Chris Booth wrote the Musqueam people two months before he travelled from New Zealand to Vancouver to see whether they'd collaborate on the sculpture he was to create for the Earth Art exhibit at VanDusen Botanical Garden.
"It's always important to me, wherever I am, to work with indigenous people, even when I'm working in Wales or in Cornwall or in France or Italy, but particularly these colonized countries like New Zealand, Australia, Canada, U.S.A.," said the man who's worked extensively with Maori people in his native land on projects that include stone blankets based on Maori designs that he's "draped" over big boulders.
The Musqueam have approved his project and will hold a special ceremony to name the piece.
Booth is one of five international and local artists creating sculptural works fashioned from natural materials within VanDusen's 55 acres for an exhibit that runs until Sept. 30, but his piece is expected to unfurl over the next 30 years.

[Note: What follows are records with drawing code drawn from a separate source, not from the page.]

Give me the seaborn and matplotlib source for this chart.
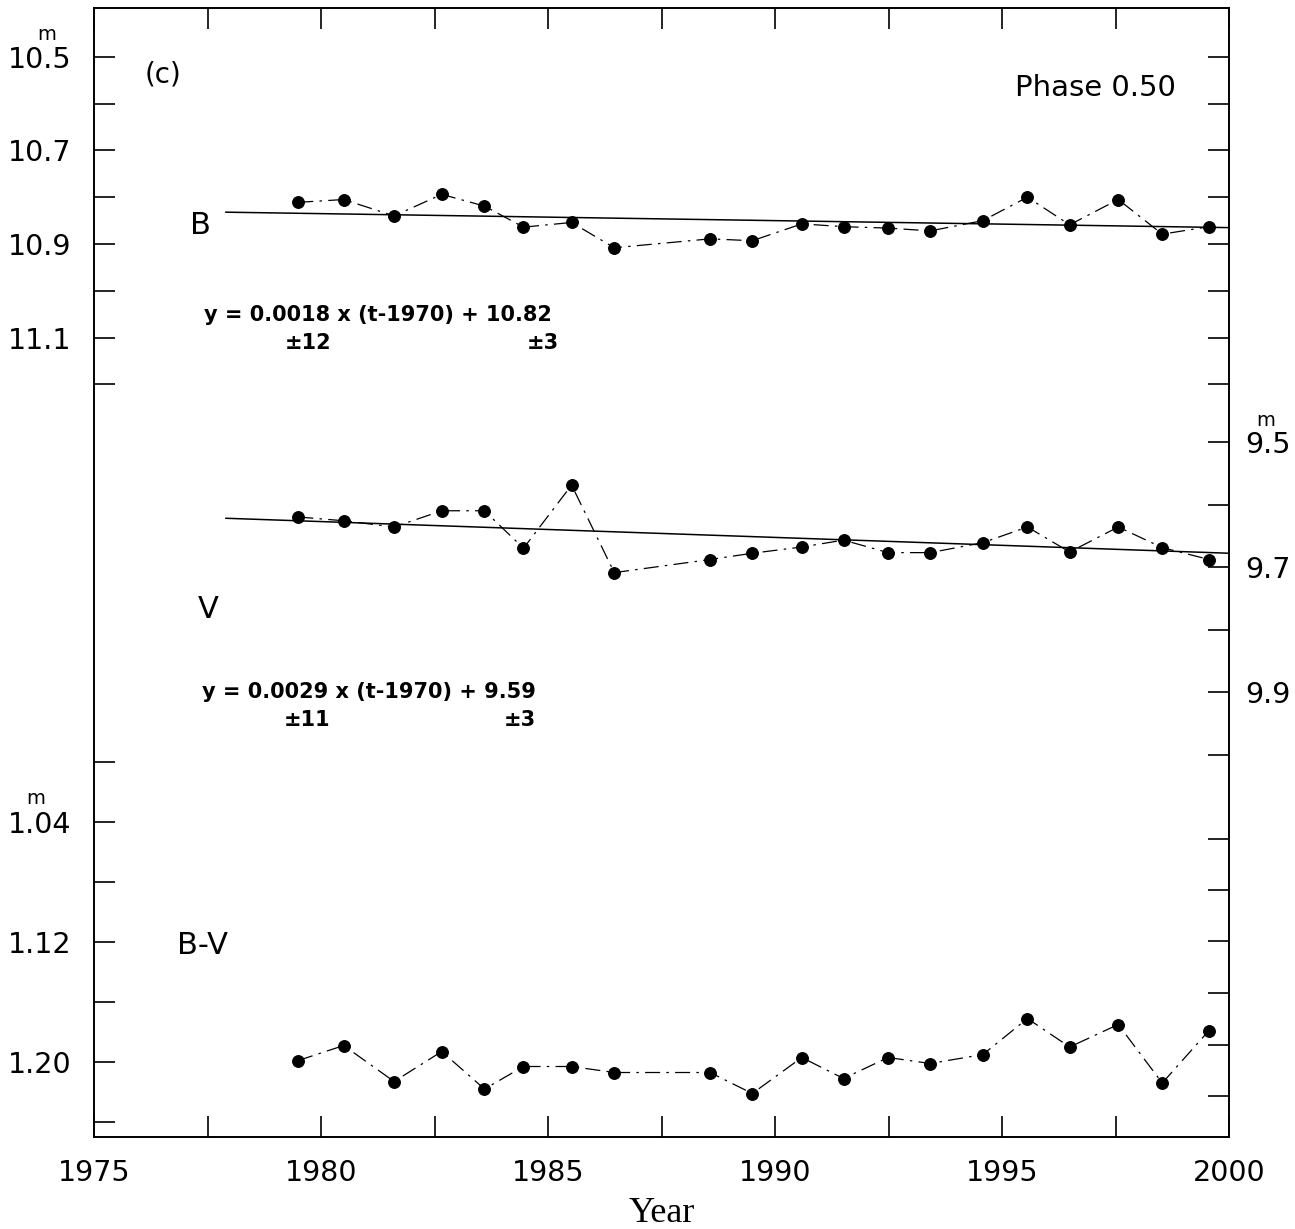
import numpy as np
import pandas as pd
import matplotlib
matplotlib.use("Agg")
import matplotlib.pyplot as plt
import seaborn as sns

# ---------------- data ----------------
years = [1979.50, 1980.50, 1981.61, 1982.66, 1983.60, 1984.46, 1985.52, 1986.46,
         1988.57, 1989.50, 1990.59, 1991.51, 1992.49, 1993.42, 1994.58, 1995.56,
         1996.49, 1997.56, 1998.53, 1999.56]
b_mag = [10.811, 10.805, 10.840, 10.794, 10.819, 10.864, 10.854, 10.908,
         10.889, 10.893, 10.857, 10.863, 10.866, 10.872, 10.850, 10.800,
         10.859, 10.805, 10.879, 10.863]
v_mag = [9.620, 9.626, 9.636, 9.610, 9.610, 9.670, 9.569, 9.709,
         9.688, 9.678, 9.668, 9.657, 9.677, 9.677, 9.661, 9.636,
         9.676, 9.636, 9.669, 9.688]
bv_mag = [1.199, 1.189, 1.213, 1.193, 1.218, 1.203, 1.203, 1.207,
          1.207, 1.221, 1.197, 1.211, 1.197, 1.201, 1.195, 1.171,
          1.190, 1.175, 1.214, 1.179]

trend_years = [1977.9, 2000.0]
b_trend = [10.832, 10.865]
v_trend = [9.622, 9.678]

x_ticks = [1975, 1977.5, 1980, 1982.5, 1985, 1987.5, 1990, 1992.5, 1995, 1997.5, 2000]
x_labels = ["1975", "", "1980", "", "1985", "", "1990", "", "1995", "", "2000"]
b_ticks = [10.5, 10.6, 10.7, 10.8, 10.9, 11.0, 11.1, 11.2]
b_labels = ["10.5", "", "10.7", "", "10.9", "", "11.1", ""]
v_ticks = [9.5, 9.6, 9.7, 9.8, 9.9, 10.0]
v_labels = ["9.5", "", "9.7", "", "9.9", ""]
v_lower_ticks = [10.135, 10.217, 10.298, 10.382, 10.465, 10.546]
bv_ticks = [1.00, 1.04, 1.08, 1.12, 1.16, 1.20, 1.24]
bv_labels = ["", "1.04", "", "1.12", "", "1.20", ""]

df = pd.DataFrame({"year": years, "B": b_mag, "V": v_mag, "BV": bv_mag})
tr = pd.DataFrame({"year": trend_years, "B": b_trend, "V": v_trend})

# ---------------- style ----------------
sns.set_theme(style="white")
plt.rcParams['font.family'] = ['DejaVu Sans']
for k in ('text.color', 'axes.labelcolor', 'xtick.color', 'ytick.color', 'axes.edgecolor'):
    plt.rcParams[k] = 'black'

W, H = 1295, 1229
fig = plt.figure(figsize=(W / 100, H / 100), dpi=100)
ax = fig.add_axes([94 / W, 1 - 1137 / H, (1229 - 94) / W, (1137 - 8) / H])
ax2 = ax.twinx()
ax3 = ax.twinx()
for a in (ax2, ax3):
    for s in a.spines.values():
        s.set_visible(False)
for s in ax.spines.values():
    s.set_linewidth(1.4)
    s.set_color('black')

dash = (0, (12, 5, 2, 5))
mk = dict(marker='o', markersize=8.5, markerfacecolor='black', markeredgecolor='black')

sns.lineplot(data=df, x="year", y="B", ax=ax, color='black', linewidth=0.9,
             linestyle=dash, sort=False, **mk)
sns.lineplot(data=tr, x="year", y="B", ax=ax, color='black', linewidth=1.1)
sns.lineplot(data=df, x="year", y="V", ax=ax2, color='black', linewidth=0.9,
             linestyle=dash, sort=False, **mk)
sns.lineplot(data=tr, x="year", y="V", ax=ax2, color='black', linewidth=1.1)
sns.lineplot(data=df, x="year", y="BV", ax=ax3, color='black', linewidth=0.9,
             linestyle=dash, sort=False, **mk)

ax.set_xlim(1975, 2000)
ax.set_ylim(12.807, 10.396)
ax2.set_ylim(10.612, 8.8056)
ax3.set_ylim(1.25, 0.4973)

tick_kw = dict(direction='in', length=15, width=1.2, colors='black', labelsize=20.5)
ax.set_xticks(x_ticks)
ax.set_xticklabels(x_labels)
ax.tick_params(axis='x', top=True, bottom=True, pad=16, **tick_kw)
ax.set_yticks(b_ticks)
ax.set_yticklabels(b_labels)
ax.tick_params(axis='y', left=True, right=True, labelright=False, pad=16, **tick_kw)

ax2.set_yticks(v_ticks)
ax2.set_yticklabels(v_labels)
ax2.set_yticks(v_lower_ticks, minor=True)
ax2.tick_params(axis='y', which='major', left=False, right=True, labelleft=False,
                labelright=True, pad=12, **tick_kw)
ax2.tick_params(axis='y', which='minor', left=False, right=True, direction='in',
                length=15, width=1.2, colors='black')

ax3.yaxis.tick_left()
ax3.set_yticks(bv_ticks)
ax3.set_yticklabels(bv_labels)
ax3.tick_params(axis='y', left=True, right=False, labelleft=True, labelright=False,
                pad=16, **tick_kw)

for a in (ax, ax2, ax3):
    a.set_ylabel("")
ax.set_xlabel("Year", family=['Liberation Serif'], fontsize=26, labelpad=7)


def px(x, y):
    return x / W, 1 - y / H


def put(x, y, s, size, **kw):
    fx, fy = px(x, y)
    fig.text(fx, fy, s, fontsize=size, ha='center', va='center', color='black', **kw)


put(163, 75, "(c)", 20)
put(1095, 88, "Phase 0.50", 21)
put(200, 225, "B", 22)
put(208, 609, "V", 22)
put(203, 946, "B-V", 22)

put(378, 315, "y = 0.0018 x (t-1970) + 10.82", 15, fontweight='bold')
put(308, 343, "±12", 15, fontweight='bold')
put(543, 343, "±3", 15, fontweight='bold')
put(369, 692, "y = 0.0029 x (t-1970) + 9.59", 15, fontweight='bold')
put(307, 720, "±11", 15, fontweight='bold')
put(520, 720, "±3", 15, fontweight='bold')

put(47, 34, "m", 14)
put(36, 799, "m", 14)
put(1266, 421, "m", 14)

fig.savefig("out.png", dpi=100)
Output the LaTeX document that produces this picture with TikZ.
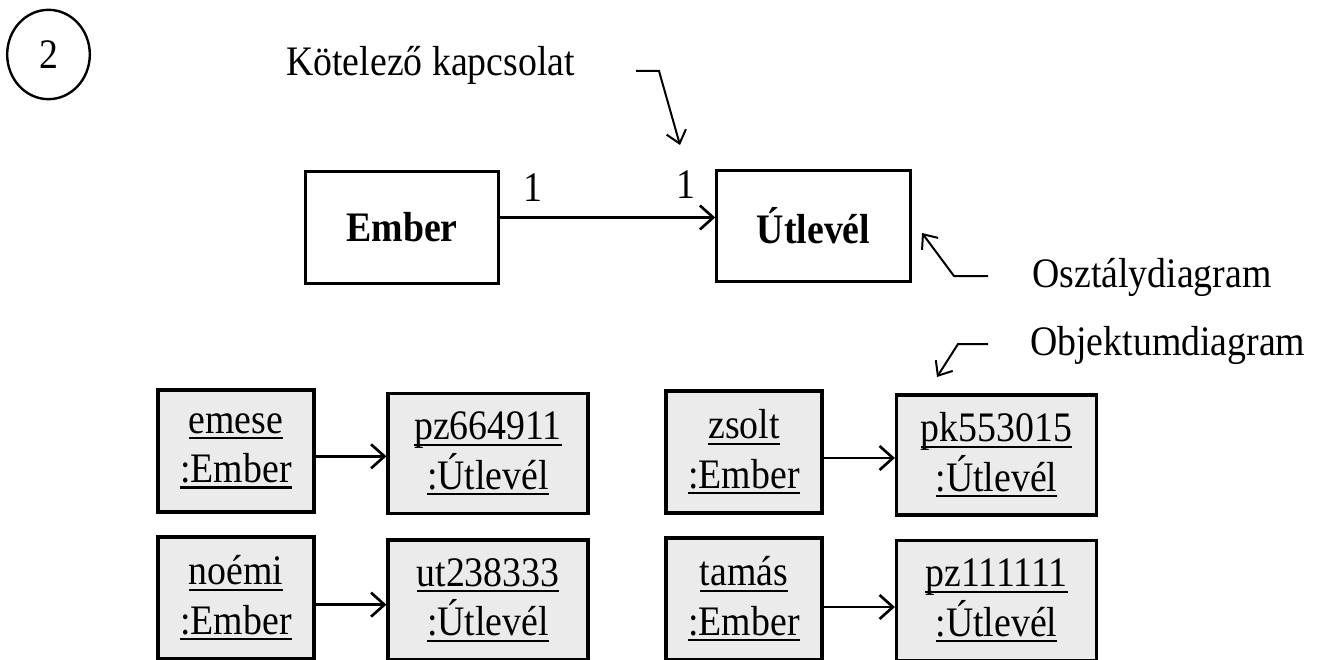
\documentclass[tikz,border=0pt]{standalone}
\usepackage{fontspec}
\setmainfont{Liberation Serif}[FakeStretch=0.9]
\usetikzlibrary{arrows.meta,shapes.geometric}
\definecolor{objfill}{HTML}{EBEBEB}
\newcommand{\myul}[1]{\setbox0\hbox{#1}\rlap{\rule[-4.5pt]{\wd0}{1.6pt}}\box0}
\begin{document}
\begin{tikzpicture}[x=0.75pt,y=-0.75pt,
  every node/.style={font=\fontsize{31.5}{37}\selectfont, inner sep=0pt},
  cls/.style={draw, line width=2.4pt, minimum width=145pt, minimum height=83.5pt},
  objE/.style={draw, line width=2.4pt, fill=objfill, align=center, minimum width=117pt, minimum height=91.5pt},
  objU/.style={draw, line width=2.4pt, fill=objfill, align=center, minimum width=150pt, minimum height=90pt},
  conn/.style={line width=2pt, -{Straight Barb[length=10pt,width=18pt,line width=2pt]}},
  note/.style={line width=1.5pt, -{Straight Barb[length=9pt,width=15pt,line width=1.5pt]}}
]
\useasboundingbox (0,0) rectangle (1325,660);

% circled number
\node[draw, ellipse, line width=1.8pt, minimum width=62pt, minimum height=67pt] (num) at (48.5,54.5) {};
\node at (num.center) {2};

% class diagram
\node[cls] (ember) at (402,227.5) {\textbf{Ember}};
\node[cls] (utlevel) at (813.5,226) {\textbf{Útlevél}};
\draw[conn] ([yshift=7.5pt]ember.east) -- ([yshift=7.5pt]ember.east -| utlevel.west);
\node (m1) at (533,188) {1};
\node (m2) at (686,185) {1};

% annotations
\node[anchor=base west] (kot) at (286,76) {Kötelező kapcsolat};
\coordinate (k1) at (636,71);
\coordinate (k2) at (659,71);
\coordinate (k3) at (680,145);
\draw[note] (k1) -- (k2) -- (k3);

\node[anchor=base west] (osz) at (1032,287) {Osztálydiagram};
\coordinate (o1) at (988,276);
\coordinate (o2) at (954,276);
\coordinate (o3) at (922,233);
\draw[note] (o1) -- (o2) -- (o3);

\node[anchor=base west] (obj) at (1030,355) {Objektumdiagram};
\coordinate (b1) at (988,344);
\coordinate (b2) at (958,344);
\coordinate (b3) at (937,377);
\draw[note] (b1) -- (b2) -- (b3);

% object diagram
\node[objE] (emese) at (236,451) {\myul{emese}\\\myul{:Ember}};
\node[objU] (pz6) at (488,453.5) {\myul{pz664911}\\\myul{:Útlevél}};
\node[objE] (noemi) at (236,598) {\myul{noémi}\\\myul{:Ember}};
\node[objU] (ut2) at (488,600) {\myul{ut238333}\\\myul{:Útlevél}};
\node[objE] (zsolt) at (744,452) {\myul{zsolt}\\\myul{:Ember}};
\node[objU] (pk5) at (996.5,455) {\myul{pk553015}\\\myul{:Útlevél}};
\node[objE] (tamas) at (744,599) {\myul{tamás}\\\myul{:Ember}};
\node[objU] (pz1) at (996.5,600.5) {\myul{pz111111}\\\myul{:Útlevél}};

\draw[conn] ([yshift=-4pt]emese.east) -- ([yshift=-4pt]emese.east -| pz6.west);
\draw[conn] ([yshift=-5pt]noemi.east) -- ([yshift=-5pt]noemi.east -| ut2.west);
\draw[conn] ([yshift=-4.5pt]zsolt.east) -- ([yshift=-4.5pt]zsolt.east -| pk5.west);
\draw[conn] ([yshift=-6pt]tamas.east) -- ([yshift=-6pt]tamas.east -| pz1.west);
\end{tikzpicture}
\end{document}
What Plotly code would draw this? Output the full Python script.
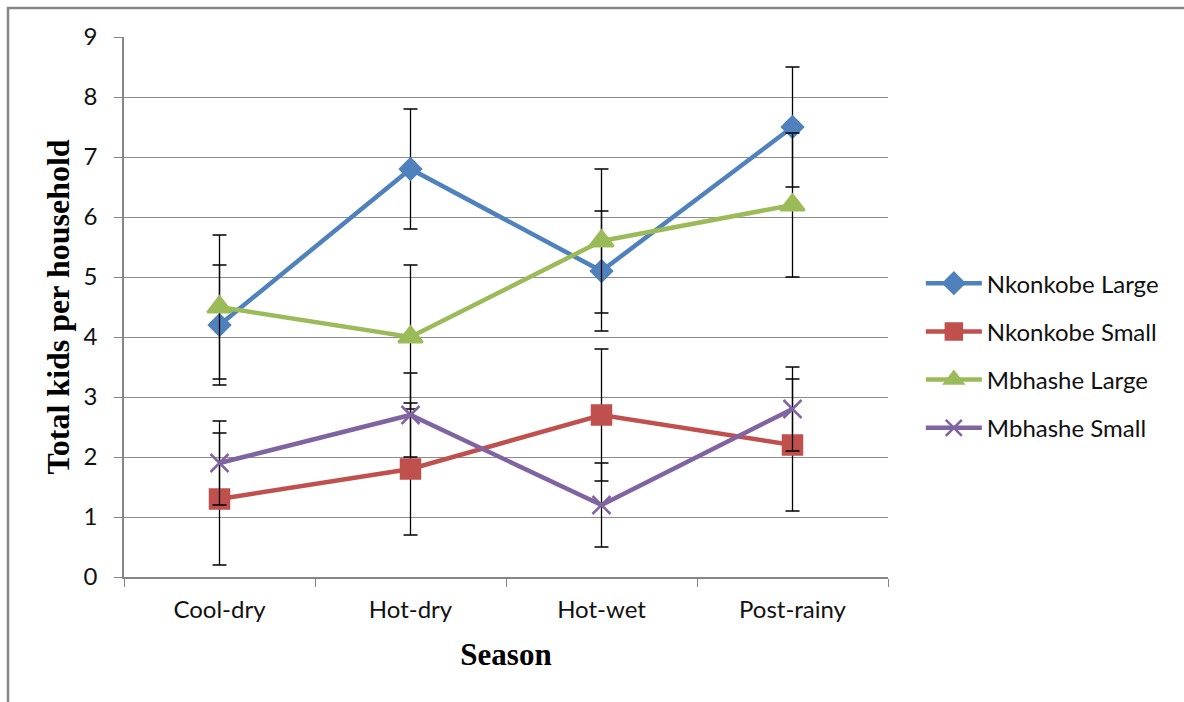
import plotly.graph_objects as go

seasons = ["Cool-dry", "Hot-dry", "Hot-wet", "Post-rainy"]
nk_large = [4.2, 6.8, 5.1, 7.5]
nk_small = [1.3, 1.8, 2.7, 2.2]
mb_large = [4.5, 4.0, 5.6, 6.2]
mb_small = [1.9, 2.7, 1.2, 2.8]
err_nk_large = [1.0, 1.0, 1.0, 1.0]
err_nk_small = [1.1, 1.1, 1.1, 1.1]
err_mb_large = [1.2, 1.2, 1.2, 1.2]
err_mb_small = [0.7, 0.7, 0.7, 0.7]

series = [
    ("Nkonkobe Large", nk_large, err_nk_large, "#4F81BD", "diamond", 16),
    ("Nkonkobe Small", nk_small, err_nk_small, "#C0504D", "square", 19),
    ("Mbhashe Large", mb_large, err_mb_large, "#9BBB59", "triangle-up", 21),
    ("Mbhashe Small", mb_small, err_mb_small, "#8064A2", "x-thin", 18),
]

fig = go.Figure()
for name, vals, err, col, sym, sz in series:
    fig.add_trace(go.Scatter(
        x=seasons, y=vals, name=name, mode="lines+markers",
        legendgroup=name,
        line=dict(color=col, width=4.5),
        marker=dict(symbol=sym, size=sz, color=col,
                    line=dict(color=col, width=2.5)),
        error_y=dict(type="data", array=err, visible=True,
                     color="black", thickness=1.3, width=7),
    ))

FONT = "Lato"
fig.update_layout(
    width=1184, height=702,
    margin=dict(l=124, r=296, t=37, b=125),
    paper_bgcolor="white", plot_bgcolor="white",
    showlegend=True,
    legend=dict(x=1.043, y=0.41, xanchor="left", yanchor="middle",
                font=dict(family=FONT, size=24, color="#111"),
                itemwidth=56,
                tracegroupgap=14, bgcolor="rgba(0,0,0,0)"),
    xaxis=dict(
        type="category", range=[-0.5, 3.5],
        showline=True, linecolor="#868686", linewidth=1.5,
        ticks="outside", tickson="boundaries", ticklen=8, tickcolor="#868686",
        tickfont=dict(family=FONT, size=24, color="#111"),
        ticklabelstandoff=10,
        showgrid=False, zeroline=False,
        title=dict(text="<b>Season</b>", font=dict(family="Liberation Serif", size=31, color="black"), standoff=22),
    ),
    yaxis=dict(
        range=[0, 9], dtick=1,
        showline=True, linecolor="#868686", linewidth=1.5,
        ticks="outside", ticklen=8, tickcolor="#868686",
        showgrid=True, gridcolor="#8c8c8c", gridwidth=1,
        zeroline=False,
        tickfont=dict(family=FONT, size=24, color="#111"),
        ticklabelstandoff=12,
        title=dict(text="<b>Total kids per household</b>", font=dict(family="Liberation Serif", size=32, color="black"), standoff=4),
    ),
    shapes=[dict(type="rect", xref="paper", yref="paper",
                 x0=(8 - 124) / 764, x1=(1195 - 124) / 764,
                 y0=(577 - 712) / 540, y1=(577 - 8) / 540,
                 line=dict(color="#888888", width=2.5), fillcolor="rgba(0,0,0,0)",
                 layer="below")],
)

fig.write_html("out.html")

Booth arrived in Vancouver July 8, secured a front-end loader, freed spare rocks meant for seawall construction from tangles of bramble and started building his work near the Gitksan totem poles at VanDusen. Two circles of stones propped up with logs will form "petals" around a central stone protrusion in the middle of which, on the recommendation from the Musqueam, he'll plant a Western red cedar sapling.
"The whole idea of the sculpture is to celebrate fungi," Booth said. "This is actually a kinetic sculpture but no one will see it moving. It'll take 30 years to be fully realized, probably."
As the tree grows and fungi eat away at the wood, the stone petals will fall out to unfold the sculpture like a flower.
"I'm a very strong believer in trying to educate people about climate change and especially about the lesser seen and understood and known organisms on the planet," Booth said.
Local artist Nicole Dextras wants to inspire women to reconsider their clothes-buying habits with her Little Green Dress Projekt.
She's constructing 28 made-to-measure dresses for specific women of all ages and sizes who support eco-fashion.
Instead of a little black dress, Dextras believes every woman should own an item of clothing that was produced in a sustainable and equitable manner.
Her muses have supplied their own material for each organic number that bears their name.
The hem of "Cat," which Dextras was shaping Monday afternoon, drips with purple flowering butterfly bush.
The "Sharon" features a collar of mountain ash berries and magnolia buds, a bodice of sleek green, shiny rhododendron leaves fastened with thorns and trimmed with tea leaves, a stiff top skirt of straw-like grass and an under layer of autumn-hued magnolia leaves.
The creations will be worn at the exhibit's opening, Aug. 2, and then left to decay on wooden stands in the perennial garden.
"It's all about change, which was something I was trying to express for a long time in my other work, but I could never really get to it," Dextras said.
The paper sculptor and photographer started working with organic material by chance. "It snowed in Vancouver and I got locked in for two weeks and then I started, just out of a whim, freezing dresses in my backyard," said the now 56-year-old resident of Arbutus Ridge.
The other participating artists include sculptor Michael Dennis, who hails from Denman Island and often works with the detritus of the logging industry, and Nils-Udo, one of the world's foremost earth art sculptors from Bavaria who's known for his colossal nests, one of which features a child nestled within its branches on Peter Gabriel's Ovo album cover.
Urs-P. Twellmann's "Zipper" will cleave a hill on the great lawn at VanDusen. The well-known Swiss wizard with a chainsaw is carving up a 37-foot dead tree the city pulled down.
"I like to surprise people. Art sometimes can open the eyes for other things," said the man whose spiral of wood slices adorns the poster for the Earth Art exhibit.
Acclaimed curator of earth art John K. Grande favours the way environmental art, which flourished after a seminal Earthworks show in 1968 in New York City, differs from works displayed in a gallery.
"There's climate, everything around affecting you when you're walking around looking at the work and it's a tactile experience," he said. "Everyone likes the interactivity of it."